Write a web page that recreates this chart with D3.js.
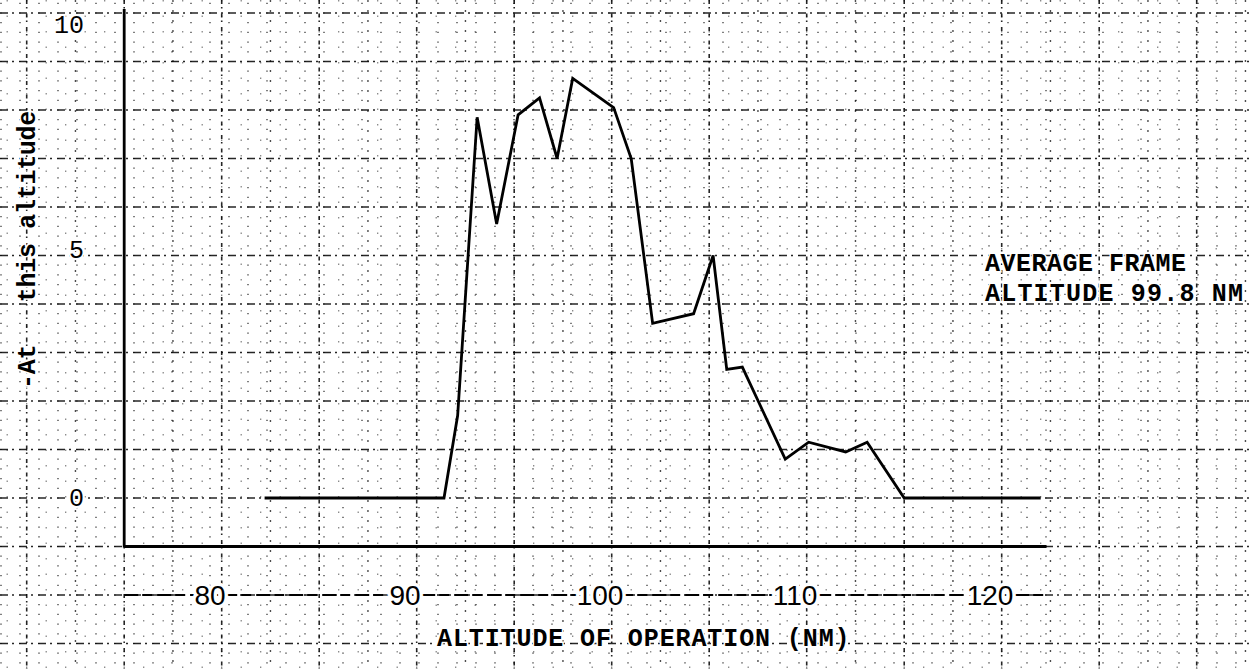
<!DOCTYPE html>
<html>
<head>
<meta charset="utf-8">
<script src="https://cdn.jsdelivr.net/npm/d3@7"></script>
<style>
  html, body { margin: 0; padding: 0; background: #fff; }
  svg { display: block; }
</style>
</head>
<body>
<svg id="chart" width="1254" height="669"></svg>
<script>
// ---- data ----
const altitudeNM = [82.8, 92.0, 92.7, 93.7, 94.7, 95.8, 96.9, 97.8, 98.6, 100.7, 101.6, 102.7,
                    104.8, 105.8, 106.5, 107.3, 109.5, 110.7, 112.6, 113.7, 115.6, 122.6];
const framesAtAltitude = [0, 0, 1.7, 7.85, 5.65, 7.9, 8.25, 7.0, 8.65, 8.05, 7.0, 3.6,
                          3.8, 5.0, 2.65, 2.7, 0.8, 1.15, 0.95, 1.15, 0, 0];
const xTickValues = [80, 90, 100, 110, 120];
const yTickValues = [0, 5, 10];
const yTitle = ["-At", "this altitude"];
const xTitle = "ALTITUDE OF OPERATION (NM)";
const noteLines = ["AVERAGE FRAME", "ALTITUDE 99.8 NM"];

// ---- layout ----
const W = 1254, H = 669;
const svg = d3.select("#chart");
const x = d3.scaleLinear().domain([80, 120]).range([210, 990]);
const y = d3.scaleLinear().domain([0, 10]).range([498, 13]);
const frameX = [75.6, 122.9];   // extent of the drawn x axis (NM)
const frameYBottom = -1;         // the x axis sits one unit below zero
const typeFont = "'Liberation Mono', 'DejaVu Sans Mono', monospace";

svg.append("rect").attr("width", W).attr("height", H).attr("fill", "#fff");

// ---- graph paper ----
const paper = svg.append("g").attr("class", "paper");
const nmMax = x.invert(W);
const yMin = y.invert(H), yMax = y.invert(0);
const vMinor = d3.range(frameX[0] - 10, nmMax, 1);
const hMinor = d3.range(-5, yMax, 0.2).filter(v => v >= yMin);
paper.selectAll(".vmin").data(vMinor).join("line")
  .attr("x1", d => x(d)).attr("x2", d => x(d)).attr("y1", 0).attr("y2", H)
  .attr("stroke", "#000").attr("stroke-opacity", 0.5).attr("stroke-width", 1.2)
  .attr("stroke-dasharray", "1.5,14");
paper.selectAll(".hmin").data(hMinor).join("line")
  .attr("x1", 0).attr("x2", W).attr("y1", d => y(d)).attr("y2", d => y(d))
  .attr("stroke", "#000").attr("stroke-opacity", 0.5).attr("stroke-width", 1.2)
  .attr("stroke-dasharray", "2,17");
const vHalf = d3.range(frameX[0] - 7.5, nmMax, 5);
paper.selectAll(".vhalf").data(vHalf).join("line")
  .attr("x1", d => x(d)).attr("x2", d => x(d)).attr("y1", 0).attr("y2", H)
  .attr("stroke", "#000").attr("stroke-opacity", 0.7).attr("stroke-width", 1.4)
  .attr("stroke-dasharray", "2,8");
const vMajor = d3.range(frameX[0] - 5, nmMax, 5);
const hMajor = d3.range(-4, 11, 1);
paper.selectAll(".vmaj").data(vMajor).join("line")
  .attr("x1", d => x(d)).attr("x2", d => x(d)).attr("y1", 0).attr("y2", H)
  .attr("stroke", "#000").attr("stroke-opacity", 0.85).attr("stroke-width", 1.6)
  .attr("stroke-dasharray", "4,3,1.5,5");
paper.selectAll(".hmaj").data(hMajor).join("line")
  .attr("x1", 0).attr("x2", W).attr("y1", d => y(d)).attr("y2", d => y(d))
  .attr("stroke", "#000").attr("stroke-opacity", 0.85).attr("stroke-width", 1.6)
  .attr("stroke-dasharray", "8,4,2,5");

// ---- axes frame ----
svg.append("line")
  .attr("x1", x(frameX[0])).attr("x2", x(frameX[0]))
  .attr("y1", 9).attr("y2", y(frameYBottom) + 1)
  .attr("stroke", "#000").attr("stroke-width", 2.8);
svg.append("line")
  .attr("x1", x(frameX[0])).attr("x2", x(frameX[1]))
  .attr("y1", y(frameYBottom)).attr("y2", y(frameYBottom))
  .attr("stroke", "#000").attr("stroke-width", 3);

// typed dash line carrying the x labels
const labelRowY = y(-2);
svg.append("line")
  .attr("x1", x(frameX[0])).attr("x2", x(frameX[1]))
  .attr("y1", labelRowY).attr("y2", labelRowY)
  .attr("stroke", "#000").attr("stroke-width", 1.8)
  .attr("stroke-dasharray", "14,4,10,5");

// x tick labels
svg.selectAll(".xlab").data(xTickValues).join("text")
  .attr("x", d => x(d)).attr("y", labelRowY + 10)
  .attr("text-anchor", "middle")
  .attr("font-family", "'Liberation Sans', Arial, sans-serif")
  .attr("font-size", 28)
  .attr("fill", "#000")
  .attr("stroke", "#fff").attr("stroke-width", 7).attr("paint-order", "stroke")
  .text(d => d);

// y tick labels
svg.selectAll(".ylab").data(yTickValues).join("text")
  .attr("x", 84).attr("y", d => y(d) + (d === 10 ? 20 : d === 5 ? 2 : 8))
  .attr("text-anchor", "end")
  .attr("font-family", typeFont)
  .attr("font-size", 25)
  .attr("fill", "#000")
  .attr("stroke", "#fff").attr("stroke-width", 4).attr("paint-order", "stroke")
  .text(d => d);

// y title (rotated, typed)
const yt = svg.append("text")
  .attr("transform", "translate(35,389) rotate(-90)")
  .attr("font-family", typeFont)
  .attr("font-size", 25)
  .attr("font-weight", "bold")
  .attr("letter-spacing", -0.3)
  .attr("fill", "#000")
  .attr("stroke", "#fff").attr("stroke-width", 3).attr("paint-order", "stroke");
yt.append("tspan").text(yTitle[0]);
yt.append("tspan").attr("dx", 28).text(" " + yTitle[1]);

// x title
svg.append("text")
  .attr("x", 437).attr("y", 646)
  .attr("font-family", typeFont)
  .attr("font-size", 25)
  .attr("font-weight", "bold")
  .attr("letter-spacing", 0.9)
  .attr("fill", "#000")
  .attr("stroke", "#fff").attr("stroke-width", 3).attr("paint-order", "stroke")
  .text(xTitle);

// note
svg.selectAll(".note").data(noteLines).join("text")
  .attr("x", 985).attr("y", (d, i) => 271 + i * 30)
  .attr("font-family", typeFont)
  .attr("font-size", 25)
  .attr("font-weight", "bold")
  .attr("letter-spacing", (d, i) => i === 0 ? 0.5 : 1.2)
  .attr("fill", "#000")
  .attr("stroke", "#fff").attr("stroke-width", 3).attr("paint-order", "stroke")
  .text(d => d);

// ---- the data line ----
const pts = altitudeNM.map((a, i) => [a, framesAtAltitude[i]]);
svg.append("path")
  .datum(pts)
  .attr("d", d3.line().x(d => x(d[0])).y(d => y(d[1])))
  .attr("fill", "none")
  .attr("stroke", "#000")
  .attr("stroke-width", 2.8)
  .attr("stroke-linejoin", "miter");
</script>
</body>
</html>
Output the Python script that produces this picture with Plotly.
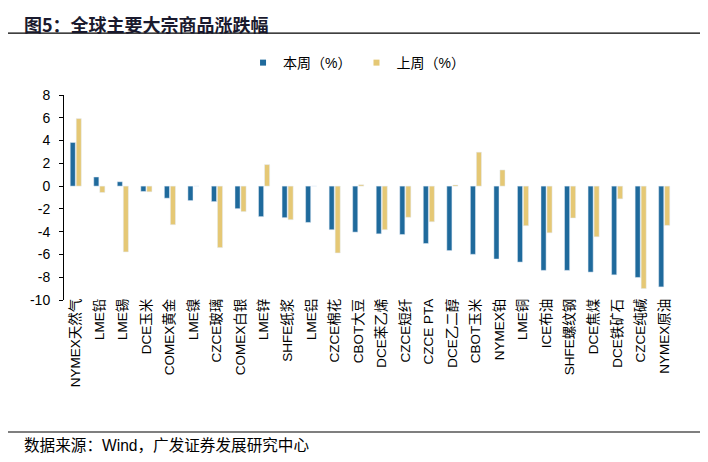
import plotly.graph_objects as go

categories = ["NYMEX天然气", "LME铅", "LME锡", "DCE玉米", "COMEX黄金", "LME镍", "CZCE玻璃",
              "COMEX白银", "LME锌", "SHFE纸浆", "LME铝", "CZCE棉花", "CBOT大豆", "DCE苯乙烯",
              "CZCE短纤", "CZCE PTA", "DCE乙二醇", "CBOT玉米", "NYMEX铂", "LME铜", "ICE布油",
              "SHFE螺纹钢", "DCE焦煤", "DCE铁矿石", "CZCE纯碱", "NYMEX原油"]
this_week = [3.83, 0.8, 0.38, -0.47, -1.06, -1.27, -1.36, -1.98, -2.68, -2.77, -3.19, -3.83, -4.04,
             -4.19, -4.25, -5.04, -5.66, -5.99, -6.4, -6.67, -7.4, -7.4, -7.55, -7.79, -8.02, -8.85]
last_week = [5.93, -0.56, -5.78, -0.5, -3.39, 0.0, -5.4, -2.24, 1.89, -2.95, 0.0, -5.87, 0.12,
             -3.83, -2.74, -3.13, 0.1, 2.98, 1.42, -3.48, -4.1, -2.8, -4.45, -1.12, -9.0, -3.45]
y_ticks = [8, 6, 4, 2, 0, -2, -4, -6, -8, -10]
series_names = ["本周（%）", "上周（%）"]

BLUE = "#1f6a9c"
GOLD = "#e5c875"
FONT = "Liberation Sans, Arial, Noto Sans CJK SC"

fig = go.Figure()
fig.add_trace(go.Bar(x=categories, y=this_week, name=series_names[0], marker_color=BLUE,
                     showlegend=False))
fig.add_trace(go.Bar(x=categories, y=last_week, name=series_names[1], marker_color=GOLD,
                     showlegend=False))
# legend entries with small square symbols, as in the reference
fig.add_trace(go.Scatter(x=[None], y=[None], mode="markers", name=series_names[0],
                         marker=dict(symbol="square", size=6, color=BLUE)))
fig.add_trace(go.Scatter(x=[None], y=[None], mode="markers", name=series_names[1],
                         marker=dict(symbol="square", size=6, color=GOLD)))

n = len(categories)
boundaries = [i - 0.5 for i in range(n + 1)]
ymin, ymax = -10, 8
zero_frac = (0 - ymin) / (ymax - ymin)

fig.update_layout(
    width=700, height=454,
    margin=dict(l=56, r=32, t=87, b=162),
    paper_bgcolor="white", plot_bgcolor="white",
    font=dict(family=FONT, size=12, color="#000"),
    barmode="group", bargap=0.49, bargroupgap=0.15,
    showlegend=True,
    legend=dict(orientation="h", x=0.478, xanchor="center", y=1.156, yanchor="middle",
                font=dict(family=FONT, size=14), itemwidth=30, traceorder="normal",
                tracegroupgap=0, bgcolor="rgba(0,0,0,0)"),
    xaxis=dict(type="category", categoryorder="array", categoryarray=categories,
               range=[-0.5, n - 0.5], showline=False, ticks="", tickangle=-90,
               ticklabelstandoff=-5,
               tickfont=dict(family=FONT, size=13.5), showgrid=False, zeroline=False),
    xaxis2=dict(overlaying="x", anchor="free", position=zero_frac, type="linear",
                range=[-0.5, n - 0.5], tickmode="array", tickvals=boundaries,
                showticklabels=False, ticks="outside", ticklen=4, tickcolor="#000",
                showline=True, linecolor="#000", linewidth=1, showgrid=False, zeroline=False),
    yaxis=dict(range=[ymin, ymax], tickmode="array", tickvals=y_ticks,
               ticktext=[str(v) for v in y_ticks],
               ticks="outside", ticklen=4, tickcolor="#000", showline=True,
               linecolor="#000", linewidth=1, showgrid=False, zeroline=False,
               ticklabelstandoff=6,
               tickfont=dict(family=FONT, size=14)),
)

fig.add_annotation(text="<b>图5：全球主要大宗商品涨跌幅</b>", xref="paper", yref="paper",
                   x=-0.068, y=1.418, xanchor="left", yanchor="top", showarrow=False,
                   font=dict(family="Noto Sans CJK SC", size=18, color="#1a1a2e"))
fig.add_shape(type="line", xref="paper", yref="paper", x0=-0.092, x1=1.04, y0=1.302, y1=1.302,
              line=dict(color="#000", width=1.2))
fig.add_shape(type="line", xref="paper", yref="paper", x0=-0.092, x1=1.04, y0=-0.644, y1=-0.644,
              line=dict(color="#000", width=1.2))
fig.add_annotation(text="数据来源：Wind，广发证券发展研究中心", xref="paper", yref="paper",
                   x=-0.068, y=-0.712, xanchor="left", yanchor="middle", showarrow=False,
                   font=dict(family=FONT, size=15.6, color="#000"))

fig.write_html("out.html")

++++++

### GOAL
Using the entries above, reproduce word for word only the lines from the one that contains "Output the Python" to the one that contains "import plotly.graph_objects as go", both ends included, and drop every picture.

### CORRECT RESULT
Output the Python script that produces this picture with Plotly.
import plotly.graph_objects as go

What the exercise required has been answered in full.